Gibb_Shepard wrote...
I have never considered those games RPGs. Dark Souls is a dungeon crawler, basically an action adventure. JRPGs are turn based action games.
Erm, not always, no. But I see your point as I read farther along, so yeah.
I'm sorry, but if i cannot roleplay a character, then the game is not an RPG. I honestly wish the genre hadn't been stretched so broadly to incorporate so many different genres. Roleplaying is what started the genre, and it should always remain the core of the genre.
Jeff, why do you think Final fantasy should be considered an RPG? How is it different to any other genre out there? It has turn based combat and upgradeable mechanics. COD has upgradeable mechanics. Heroes has turn based combat. Combining these two does not make an RPG.
I know this is a touchy subject, but i have always been somewhat confused with how hard it is to define an RPG when the core aspect is in the title of the genre name.
Well, now we're getting into a much more complicated subject, but admittedly I've given this a lot of thought and sometimes I've ended up on your side of the fence. I think the issue at hand here is that it would have been
really freaking cool if developers had noticed the issues with terminology long ago and chosen something else, but the usage of the term 'roleplaying game' is modified significantly in regard to such things as JRPGs and transforms into 'you play the role of ____ in this play', for lack of a better definition offhand. And it isn't a play, of course, it's a game.
Now, couldn't you say the same thing for playing Metal Gear Solid? You play the role of Solid Snake? Or Pac-Man in the titular classic? You certainly do play the role of Pac-Man. Yes and yes. Fair points all-around.
The origins of the JRPG stem from fresh-from-college Japanese developers in the mid-to-late eighties inspired by Dungeons and Dragons and the earliest Western RPGs. They took those inspirations into monster design, crunchy upgrading and combat systems and the like, and then plucked you into minimal-dialogue adventures as Fighter and Black Mage or Hero or what-have-you.
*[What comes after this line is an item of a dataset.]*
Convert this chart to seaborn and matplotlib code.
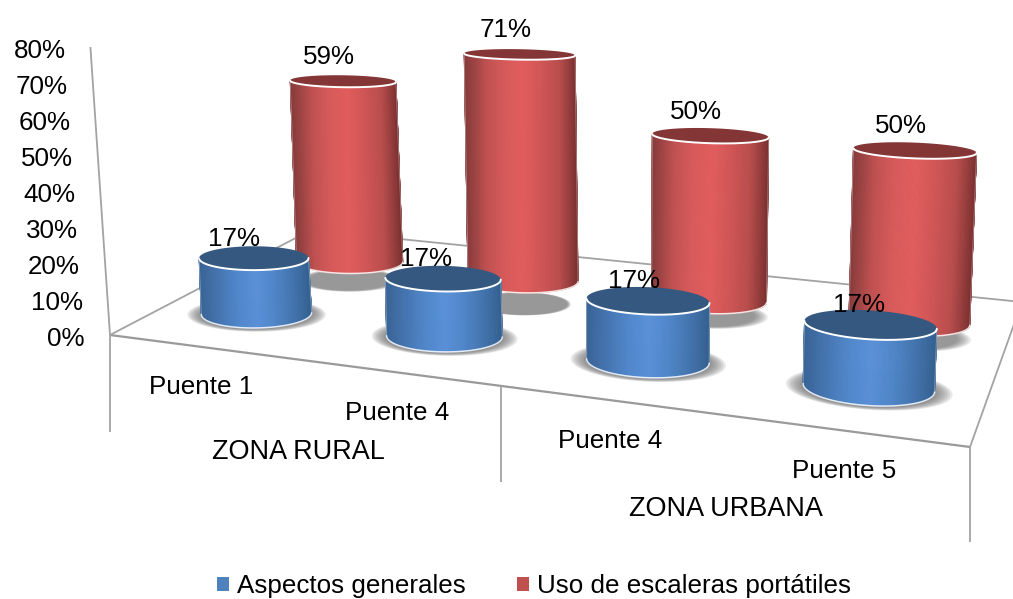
import numpy as np
import pandas as pd
import seaborn as sns
import matplotlib
matplotlib.use("Agg")
import matplotlib.pyplot as plt
from matplotlib.collections import PolyCollection
from matplotlib.patches import Patch, Polygon

# ---- data ----
zones = ["ZONA RURAL", "ZONA URBANA"]
bridges = ["Puente 1", "Puente 4", "Puente 4", "Puente 5"]
series_names = ["Aspectos generales", "Uso de escaleras portátiles"]
aspectos = [17, 17, 17, 17]
escaleras = [59, 71, 50, 50]
ticks = [0, 10, 20, 30, 40, 50, 60, 70, 80]

# ---- style ----
sns.set_theme(style="white")
plt.rcParams["font.family"] = ["Liberation Sans", "DejaVu Sans"]
FS = 18.7
blue_grad = sns.blend_palette(["#3a6496", "#4676b2", "#5088cb", "#5a90d8", "#4f86c8", "#4474ae", "#34608f"], 101)
red_grad = sns.blend_palette(["#883c3c", "#c05151", "#d85a5a", "#e05c5c", "#cf5555", "#b84d4d", "#7a3030"], 101)
TOP = {0: "#34587f", 1: "#843636"}
GRID = "#a3a3a3"

df = pd.DataFrame({"cat": range(4), series_names[0]: aspectos, series_names[1]: escaleras})

# ---- camera: floor homography and vertical perspective ----
Q = np.array([[110, 335], [970, 447], [1022, 302], [311, 230]], float)
dx1, dy1 = Q[1] - Q[2]
dx2, dy2 = Q[3] - Q[2]
sx, sy = Q[0] - Q[1] + Q[2] - Q[3]
den = dx1 * dy2 - dx2 * dy1
g = (sx * dy2 - dx2 * sy) / den
h = (dx1 * sy - sx * dy1) / den
A = np.array([[Q[1, 0] - Q[0, 0] + g * Q[1, 0], Q[3, 0] - Q[0, 0] + h * Q[3, 0], Q[0, 0]],
              [Q[1, 1] - Q[0, 1] + g * Q[1, 1], Q[3, 1] - Q[0, 1] + h * Q[3, 1], Q[0, 1]]])
K, LEAN, XV = 3.6, 0.000126, 650.0
V_POS = [0.265, 0.75]
U_OFF = [0.0, 0.0045]
RU = [0.0705, 0.076]
RU_SLOPE = [0.0, 0.06]
RV = 0.11
TAPER = [0.006, 0.0042]
SHEAR = 0.02


def proj(u, v, z=0.0):
    u, v = np.asarray(u, float), np.asarray(v, float)
    w = 1 + g * u + h * v
    x = (A[0, 0] * u + A[0, 1] * v + A[0, 2]) / w
    y = (A[1, 0] * u + A[1, 1] * v + A[1, 2]) / w
    s = K / w * z
    return XV + (x - XV) * (1 + LEAN * s), y - s


def slot(i, s):
    u = (i + 0.5) / 4
    return u + U_OFF[s] - 0.005 * max(0.0, 1 - 2 * u)


TH = np.linspace(0, 2 * np.pi, 361)[:-1]


def ring(s, u0, v0, z, scale=1.0):
    f = max(0.0, 1 - TAPER[s] * z)
    ru = RU[s] * (1 - RU_SLOPE[s] * u0) * scale
    rv = RV * f * (1 + (scale - 1) * 0.6)
    x, y = proj(u0 + ru * np.cos(TH), v0 + rv * np.sin(TH), z)
    xc = x.mean()
    return x, y - SHEAR * (x - xc)


def mark_height(z):
    return z * 0.985 - 0.8


fig = plt.figure(figsize=(10.13, 5.99), dpi=100)
ax = fig.add_axes([0, 0, 1, 1])
ax.set_xlim(0, 1013)
ax.set_ylim(599, 0)
ax.axis("off")


def segment(a, b, lw=1.3, color=GRID, zorder=1):
    ax.plot([a[0], b[0]], [a[1], b[1]], color=color, lw=lw, zorder=zorder, solid_capstyle="butt")


corners = [proj(0, 0), proj(1, 0), proj(1, 1), proj(0, 1)]
segment(corners[0], corners[1], lw=1.6, color="#9a9a9a")
segment(corners[1], corners[2])
segment(corners[2], corners[3])
segment(corners[3], corners[0])
segment(proj(0, 0), proj(0, 0, ticks[-1]))
for u, drop in zip([0, 0.5, 1], [97, 96, 95]):
    p = proj(u, 0)
    segment(p, (p[0], p[1] + drop))

for t in ticks:
    x, y = proj(0, 0, t)
    ax.text(x - 25, y + 3.5, f"{t}%", ha="right", va="center", fontsize=FS, color="black")

# category labels
for i, name in enumerate(bridges):
    x, y = proj((i + 0.5) / 4, 0)
    ax.text(x, y + 40.5, name, ha="center", va="center", fontsize=FS, color="black")
for i, name in enumerate(zones):
    x, y = proj((2 * i + 1) / 4, 0)
    ax.text(x + 1, y + 93 + i, name, ha="center", va="center", fontsize=FS * 1.04, color="black")


def shadow(s, u0, v0, z):
    extra = max(0, z - 17)
    base = 1.27 - extra * 0.0075
    a = 0.15 if s == 0 else 0.11
    for k in np.linspace(base, max(0.8, base - 0.3), 9):
        x, y = ring(s, u0, v0, 0, scale=k)
        ax.add_patch(Polygon(np.c_[x, y + 0.42 * extra + 1], closed=True, fc="#666666", ec="none",
                             alpha=a, zorder=2))


def cylinder(s, u0, v0, z, grad, top, zo):
    hz = mark_height(z)
    xb, yb = ring(s, u0, v0, 0)
    xt, yt = ring(s, u0, v0, hz)
    il = int(np.argmin(xb + xt))
    ir = int(np.argmax(xb + xt))
    idx = np.arange(il, ir + 1 + (360 if ir < il else 0)) % 360
    polys, cols = [], []
    for a, b in zip(idx[:-1], idx[1:]):
        polys.append([(xb[a], yb[a]), (xb[b], yb[b]), (xt[b], yt[b]), (xt[a], yt[a])])
        fr = (xb[a] - xb[il]) / (xb[ir] - xb[il])
        cols.append(grad[int(np.clip(fr, 0, 1) * 100)])
    ax.add_collection(PolyCollection(polys, facecolors=cols, edgecolors=cols, linewidths=0.6, zorder=zo))
    ax.plot(xb[idx], yb[idx], color="white", lw=1.1, alpha=0.85, zorder=zo + 0.1)
    ax.plot([xb[il], xt[il]], [yb[il], yt[il]], color="white", lw=0.7, alpha=0.35, zorder=zo + 0.1)
    ax.plot([xb[ir], xt[ir]], [yb[ir], yt[ir]], color="white", lw=0.7, alpha=0.35, zorder=zo + 0.1)
    ax.add_patch(Polygon(np.c_[xt, yt], closed=True, fc=top, ec="none", zorder=zo + 0.2))
    ax.plot(xt[idx], yt[idx], color="white", lw=1.4, zorder=zo + 0.3)
    return xt.mean(), yt.mean()


rows = [(1, escaleras, red_grad), (0, aspectos, blue_grad)]
for s, vals, grad in rows:
    for i, z in enumerate(vals):
        shadow(s, slot(i, s), V_POS[s], z)
for s, vals, grad in rows:
    for i, z in enumerate(vals):
        u0 = slot(i, s)
        zo = 3 + (0 if s == 1 else 4) + i * 0.5
        xc, yc = cylinder(s, u0, V_POS[s], z, grad, TOP[s], zo)
        dx = -14 if s == 1 else -21 + 11.4 * u0
        dy = -24 if s == 1 else -19.5
        ax.text(xc + dx, yc + dy, f"{z}%", ha="center", va="center", fontsize=FS, color="black", zorder=20)

handles = [Patch(color="#4f81bd", lw=0), Patch(color="#c0504d", lw=0)]
leg = ax.legend(handles, series_names, ncol=2, frameon=False, fontsize=FS, labelcolor="black",
                loc="center", bbox_to_anchor=(534 / 1013, 1 - 586.5 / 599),
                handlelength=0.46, handleheight=0.46, handletextpad=0.32, columnspacing=1.95,
                borderaxespad=0, borderpad=0)
sns.despine(ax=ax, left=True, bottom=True)
fig.savefig("out.png", dpi=100, facecolor="white")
Soon enough as hardware evolved the idea that a more engrossing story could be formed caught on with those same developers, by then recognized for their talents at borrowing-and-executing within Japan. Thus Final Fantasy IV, Dragon Quest V and onward were born, and for however long you want to pin it things were good. Hell, some still think things are good with the genre, but apart from Xenoblade I'm just not feelin' it.
So what's the difference, then, between Pac-Man and Final Fantasy? Why does Final Fantasy get to be called an RPG? Near as I can tell because of originating inspirations. A lot more could be written on the silliness of it all and I recognize -- and even, to a point, agree with -- your more restrained definition of the RPG.
To me though, end of the day, the fact remains that those belong to the so-called, too-broad RPG genre.